Using the listing below, select the lines with the word "this" and copy them.

--- Dataset entries ---
---------------
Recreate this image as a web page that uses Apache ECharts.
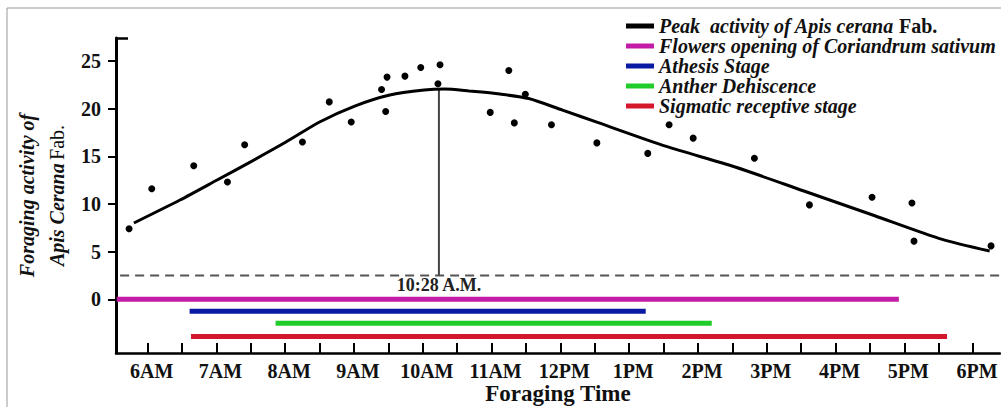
<!DOCTYPE html>
<html>
<head>
<meta charset="utf-8">
<script src="https://cdn.jsdelivr.net/npm/echarts@6/dist/echarts.min.js"></script>
<style>html,body{margin:0;padding:0;background:#fff}#c{width:1001px;height:407px}</style>
</head>
<body>
<div id="c"></div>
<script>
// ---- data ----
const timeLabels = ['6AM','7AM','8AM','9AM','10AM','11AM','12PM','1PM','2PM','3PM','4PM','5PM','6PM'];
const labelHours = [6,7,8,9,10,11,12,13,14,15,16,17,18];
const tickHours = [6,6.5,7,7.5,8,8.5,9,9.5,10,10.5,11,11.5,12,12.5,13,13.5,14,14.5,15,15.5,16,16.5,17,17.5,18];
const yTickValues = [0,5,10,15,20,25];

const obsHours    = [5.73,6.06,6.67,7.16,7.41,8.25,8.64,8.96,9.40,9.46,9.48,9.74,9.97,10.25,10.22,10.98,11.25,11.33,11.49,11.87,12.53,13.27,13.58,13.93,14.82,15.62,16.53,17.11,17.14,18.26];
const obsActivity = [7.4,11.6,14.0,12.3,16.2,16.5,20.7,18.6,22.0,19.7,23.3,23.4,24.3,24.6,22.6,19.6,24.0,18.5,21.5,18.3,16.4,15.3,18.3,16.9,14.8,9.9,10.7,10.1,6.1,5.6];

const fitHours    = [5.80,6.47,7.01,7.49,8.01,8.50,9.01,9.52,10.02,10.32,10.68,11.12,11.54,12.03,12.54,13.54,14.54,15.55,16.55,17.55,18.24];
const fitActivity = [8.00,10.41,12.51,14.39,16.49,18.59,20.26,21.42,21.94,22.04,21.83,21.52,21.05,19.84,18.55,16.03,13.87,11.33,8.81,6.28,5.06];

const peakName = 'Peak  activity of Apis cerana Fab.';
const peakHour = 10.234;      // position of the 10:28 A.M. marker on the drawn axis
const peakLabel = '10:28 A.M.';
const peakTop = 22.0;
const baselineLevel = 2.5;
const baselineStart = 5.6;
const baselineEnd = 18.39;

const stageNames = ['Flowers opening of Coriandrum sativum','Athesis Stage','Anther Dehiscence','Sigmatic receptive stage'];
const stageStart = [5.55,6.61,7.86,6.63];
const stageEnd   = [16.92,13.24,14.20,17.62];
const stageLevel = [0,-1.25,-2.5,-3.9];

// ---- chart ----
const stageColors = ['#c21ba6','#0b1aa3','#1fcc2a','#d4182c'];
const serif = '"Liberation Serif","Times New Roman",serif';

const series = [
  {
    name: peakName, type: 'line', smooth: 0.25, showSymbol: false,
    data: fitHours.map((h,i)=>[h, fitActivity[i]]),
    lineStyle: {color:'#000', width: 3}, itemStyle:{color:'#000'}, z: 5
  },
  {
    name: 'obs', type: 'scatter', symbolSize: 7,
    data: obsHours.map((h,i)=>[h, obsActivity[i]]),
    itemStyle: {color:'#000', opacity: 1}, z: 6
  },
  {
    name: 'baseline', type: 'line', showSymbol: false,
    data: [[baselineStart, baselineLevel],[baselineEnd, baselineLevel]],
    lineStyle: {color:'#555', width: 2, type:[9,6]}, z: 3
  },
  {
    name: 'peak', type: 'line', showSymbol: true, symbol: 'circle', symbolSize: 1,
    itemStyle: {color:'rgba(0,0,0,0)'},
    data: [
      {value:[peakHour, baselineLevel], label:{show:true, position:'bottom', distance:0, formatter: peakLabel,
        fontFamily: serif, fontWeight:'bold', fontSize:18, color:'#222'}},
      [peakHour, peakTop]
    ],
    lineStyle: {color:'#444', width: 2}, z: 4
  }
];
stageNames.forEach((n,i)=>{
  series.push({
    name: n, type:'line', showSymbol:false,
    data: [[stageStart[i], stageLevel[i]],[stageEnd[i], stageLevel[i]]],
    lineStyle:{color: stageColors[i], width: 5}, itemStyle:{color: stageColors[i]}, z: 4
  });
});

const chart = echarts.init(document.getElementById('c'), null, {renderer:'svg'});
chart.setOption({
  animation: false,
  backgroundColor: '#fff',
  grid: {left: 116, right: 1, top: 38, bottom: 54, outerBoundsMode: 'none', containLabel: false},
  legend: {
    data: [peakName].concat(stageNames),
    orient: 'vertical', left: 621, top: 11, itemGap: 0,
    icon: 'rect', itemWidth: 28, itemHeight: 5, selectedMode: false,
    formatter: name => name === peakName ? '{bi|Peak  activity of Apis cerana}{b| Fab.}' : '{bi|' + name + '}',
    textStyle: {
      rich: {
        bi: {fontFamily: serif, fontStyle:'italic', fontWeight:'bold', fontSize:20, lineHeight:20, color:'#111'},
        b:  {fontFamily: serif, fontWeight:'bold', fontSize:20, lineHeight:20, color:'#111'}
      }
    }
  },
  xAxis: {
    type: 'value', min: 5.54, max: 18.39,
    name: 'Foraging Time', nameLocation:'middle', nameGap: 30, nameMoveOverlap: false,
    nameTextStyle: {fontFamily: serif, fontWeight:'bold', fontSize: 23, color:'#111', verticalAlign:'top', lineHeight: 21},
    axisLine: {show:true, onZero:false, lineStyle:{color:'#000', width: 2.5}},
    axisTick: {show:true, inside:true, length: 10, customValues: tickHours, lineStyle:{color:'#000', width:2}},
    axisLabel: {customValues: labelHours, formatter: v => timeLabels[labelHours.indexOf(v)] || '',
      fontFamily: serif, fontWeight:'bold', fontSize: 20, lineHeight: 17, color:'#111', margin: 9, padding:[0,0,0,8]},
    splitLine: {show:false}
  },
  yAxis: [{
    type: 'value', min: -5.63, max: 27.4,
    name: '{i|Foraging activity of}\n{i|Apis Cerana} {n|Fab.}',
    nameLocation: 'middle', nameRotate: 90, nameGap: 44, nameMoveOverlap: false,
    nameTextStyle: {
      rich: {
        i: {fontFamily: serif, fontStyle:'italic', fontWeight:'bold', fontSize: 20, lineHeight: 30, color:'#111'},
        n: {fontFamily: serif, fontSize: 20, lineHeight: 30, color:'#111'}
      }
    },
    axisLine: {show:true, onZero:false, lineStyle:{color:'#000', width: 3}},
    axisTick: {show:true, length: 8, customValues: yTickValues, lineStyle:{color:'#000', width:2}},
    axisLabel: {customValues: yTickValues, fontFamily: serif, fontWeight:'bold', fontSize: 20, color:'#111', margin: 15},
    splitLine: {show:false}
  },{
    type: 'value', min: -5.63, max: 27.4, position:'left',
    axisLine: {show:false},
    axisTick: {show:true, inside:true, length: 12, customValues:[27.4], lineStyle:{color:'#000', width:2.5}},
    axisLabel: {show:false}, splitLine:{show:false}
  }],
  graphic: [{
    type:'polyline', silent:true,
    shape:{points:[[7,407],[7,8],[1001,8]]},
    style:{stroke:'#999', lineWidth:1, fill:null}
  }],
  series: series
});
</script>
</body>
</html>
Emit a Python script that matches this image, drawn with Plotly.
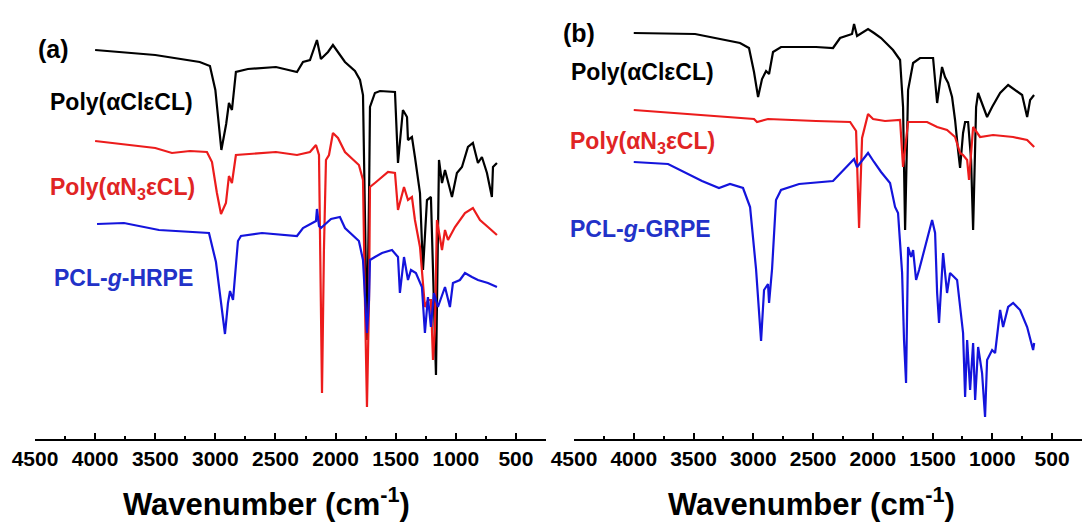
import plotly.graph_objects as go

# ---------------- data (wavenumber in cm-1, offset transmittance in a.u.) -------------
A_CL_X = [4000, 3500, 3130, 3045, 3000, 2950, 2910, 2887, 2862, 2829, 2729, 2496, 2321, 2271, 2213, 2155,
          2122, 2063, 2022, 1980, 1922, 1839, 1797, 1772, 1756, 1739, 1722, 1714, 1673, 1631, 1506, 1481,
          1440, 1406, 1398, 1365, 1340, 1298, 1273, 1240, 1207, 1190, 1165, 1140, 1115, 1090, 1032, 991,
          949, 899, 858, 816, 783, 741, 700, 691, 658]
A_CL_Y = [389, 384, 377, 373, 349, 289, 315, 336, 329, 367, 370, 372, 367, 377, 379, 399,
          380, 387, 394, 387, 377, 368, 359, 344, 239, 99, 239, 332, 346, 348, 347, 276,
          329, 322, 299, 302, 282, 246, 169, 239, 242, 166, 64, 279, 256, 269, 242, 266,
          272, 292, 296, 276, 282, 266, 242, 272, 276]

A_N3_X = [4000, 3500, 3361, 3211, 3070, 3028, 2987, 2953, 2912, 2887, 2862, 2829, 2496, 2321, 2213, 2163,
          2138, 2130, 2113, 2097, 2080, 2055, 2022, 1980, 1922, 1806, 1772, 1756, 1739, 1722, 1714, 1673,
          1614, 1564, 1506, 1481, 1431, 1398, 1365, 1340, 1298, 1257, 1232, 1207, 1190, 1174, 1157, 1115,
          1090, 1065, 1007, 924, 858, 799, 733, 658]
A_N3_Y = [298, 291, 286, 288, 287, 277, 246, 225, 236, 263, 256, 284, 287, 284, 287, 294,
          284, 189, 46, 189, 279, 284, 306, 301, 287, 274, 259, 139, 32, 139, 252, 256,
          262, 267, 266, 229, 252, 239, 242, 219, 192, 132, 139, 139, 79, 109, 219, 189,
          209, 199, 212, 226, 231, 219, 212, 204]

A_HR_X = [3984, 3760, 3469, 3128, 3053, 2995, 2953, 2920, 2895, 2878, 2853, 2812, 2787, 2612, 2321, 2271,
          2163, 2155, 2138, 2122, 2038, 1964, 1922, 1806, 1772, 1756, 1739, 1722, 1714, 1673, 1614, 1531,
          1481, 1465, 1431, 1398, 1373, 1332, 1282, 1257, 1232, 1207, 1182, 1149, 1090, 1049, 1024, 966,
          924, 866, 816, 733, 658]
A_HR_Y = [215, 216, 209, 206, 206, 177, 136, 105, 136, 148, 139, 198, 203, 206, 203, 211,
          218, 230, 213, 211, 220, 222, 211, 198, 179, 139, 106, 139, 179, 182, 186, 189,
          182, 146, 182, 159, 169, 166, 152, 106, 142, 112, 146, 132, 152, 132, 156, 159,
          166, 162, 159, 156, 152]

B_CL_X = [4000, 3487, 3111, 3036, 2994, 2960, 2927, 2893, 2868, 2835, 2768, 2475, 2333, 2274, 2174, 2157,
          2132, 2040, 1990, 1931, 1831, 1772, 1747, 1730, 1705, 1663, 1605, 1496, 1462, 1421, 1396, 1370,
          1337, 1312, 1287, 1270, 1245, 1228, 1203, 1178, 1161, 1136, 1119, 1086, 1044, 1002, 935, 868,
          810, 751, 709, 684, 651]
B_CL_Y = [406, 405, 396, 391, 367, 342, 360, 368, 365, 387, 392, 392, 391, 401, 405, 415,
          403, 410, 406, 401, 389, 379, 332, 209, 349, 376, 381, 381, 336, 372, 362, 356,
          342, 319, 289, 271, 306, 317, 317, 279, 209, 332, 346, 336, 322, 332, 346, 354,
          349, 344, 322, 339, 344]

B_N3_X = [4000, 3345, 2994, 2969, 2877, 2475, 2190, 2140, 2115, 2090, 2040, 1998, 1898, 1772, 1747, 1705,
          1546, 1462, 1379, 1312, 1270, 1245, 1211, 1195, 1161, 1103, 994, 826, 709, 650]
B_N3_Y = [329, 323, 320, 317, 320, 318, 317, 308, 211, 301, 325, 320, 318, 319, 272, 317,
          317, 312, 309, 302, 286, 284, 279, 259, 312, 302, 304, 302, 299, 292]

B_GR_X = [4000, 3713, 3429, 3287, 3195, 3086, 3027, 2977, 2935, 2910, 2877, 2868, 2843, 2810, 2768, 2617,
          2333, 2216, 2157, 2132, 2040, 1990, 1931, 1856, 1814, 1789, 1755, 1739, 1722, 1705, 1680, 1663,
          1638, 1613, 1563, 1504, 1479, 1462, 1446, 1412, 1379, 1354, 1295, 1270, 1245, 1228, 1211, 1186,
          1161, 1144, 1119, 1086, 1061, 1044, 1002, 977, 935, 910, 868, 826, 768, 709, 659, 650]
B_GR_Y = [277, 275, 258, 251, 255, 251, 232, 170, 98, 149, 155, 136, 170, 239, 249, 255,
          258, 273, 280, 272, 286, 277, 267, 256, 232, 226, 166, 99, 56, 192, 182, 189,
          159, 169, 192, 219, 206, 146, 116, 186, 146, 166, 159, 132, 106, 42, 99, 49,
          96, 39, 92, 66, 22, 79, 89, 86, 129, 112, 132, 136, 129, 112, 89, 96]

X_TICKS = [4500, 4000, 3500, 3000, 2500, 2000, 1500, 1000, 500]
X_TICK_TEXT = [str(v) for v in X_TICKS]

LABELS_A = ["Poly(αClεCL)", "Poly(αN<sub>3</sub>εCL)", "PCL-<i>g</i>-HRPE"]
LABELS_B = ["Poly(αClεCL)", "Poly(αN<sub>3</sub>εCL)", "PCL-<i>g</i>-GRPE"]
PANELS = ["(a)", "(b)"]
XTITLE = "Wavenumber (cm<sup>-1</sup>)"

BLACK = "#000000"
RED = "#ec1c1c"
BLUE = "#1414dc"
RED_T = "#e02424"
BLUE_T = "#2232c8"

W, H = 1083, 524
PLOT_BOTTOM = 439  # pixel of x axis line


def px(x):
    return x / W


def py(y):
    return (PLOT_BOTTOM - y) / PLOT_BOTTOM


fig = go.Figure()
for xs, ys, c, ax in [
    (A_CL_X, A_CL_Y, BLACK, "x"), (A_N3_X, A_N3_Y, RED, "x"), (A_HR_X, A_HR_Y, BLUE, "x"),
    (B_CL_X, B_CL_Y, BLACK, "x2"), (B_N3_X, B_N3_Y, RED, "x2"), (B_GR_X, B_GR_Y, BLUE, "x2"),
]:
    fig.add_trace(go.Scatter(x=xs, y=ys, mode="lines", line=dict(color=c, width=2.2),
                             xaxis=ax, yaxis="y", showlegend=False, hoverinfo="skip"))

axis_common = dict(
    range=[4500, 250], tickmode="array", tickvals=X_TICKS, ticktext=X_TICK_TEXT,
    ticks="inside", ticklen=6, tickwidth=2, tickcolor="black",
    minor=dict(ticks="inside", ticklen=3, tickwidth=1.5, dtick=250, tick0=0, tickcolor="black"),
    showline=True, linewidth=2, linecolor="black", showgrid=False, zeroline=False,
    tickfont=dict(family="Liberation Sans, Arial, sans-serif", size=21, color="black", weight="bold"),
    ticklabelstandoff=0, fixedrange=True, automargin=False,
)
fig.update_layout(
    width=W, height=H,
    margin=dict(l=0, r=0, t=0, b=H - PLOT_BOTTOM, autoexpand=False),
    paper_bgcolor="white", plot_bgcolor="white",
    xaxis=dict(domain=[px(35), px(546)], anchor="y", **axis_common),
    xaxis2=dict(domain=[px(574), px(1082)], anchor="y", **axis_common),
    yaxis=dict(range=[0, PLOT_BOTTOM], visible=False, fixedrange=True, automargin=False),
)

lab_font = dict(family="Liberation Sans, Arial, sans-serif", size=23, weight="bold")
ann = []
ann.append(dict(text=PANELS[0], x=px(36), y=py(49), font=dict(lab_font, size=25, color=BLACK)))
ann.append(dict(text=PANELS[1], x=px(561), y=py(33), font=dict(lab_font, size=25, color=BLACK)))
for t, (xx, yy), col in zip(LABELS_A, [(48, 102), (48, 188), (52, 278)], [BLACK, RED_T, BLUE_T]):
    ann.append(dict(text=t, x=px(xx), y=py(yy), font=dict(lab_font, color=col)))
for t, (xx, yy), col in zip(LABELS_B, [(569, 72), (568, 142), (568, 229)], [BLACK, RED_T, BLUE_T]):
    ann.append(dict(text=t, x=px(xx), y=py(yy), font=dict(lab_font, color=col)))
for a in ann:
    a.update(xref="paper", yref="paper", xanchor="left", yanchor="middle", showarrow=False)
for cx in [266, 812]:
    ann.append(dict(text=XTITLE, x=px(cx), y=py(502), xref="paper", yref="paper",
                    xanchor="center", yanchor="middle", showarrow=False,
                    font=dict(family="Liberation Sans, Arial, sans-serif", size=31, color="black", weight="bold")))
fig.update_layout(annotations=ann)

fig.write_html("out.html", config={"displayModeBar": False},
               post_script="document.body.style.margin='0';document.body.style.padding='0';"
                           "document.body.style.overflow='hidden';")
---------------
--- Written response ---
Recreate this image as a web page that uses Apache ECharts.
Emit a Python script that matches this image, drawn with Plotly.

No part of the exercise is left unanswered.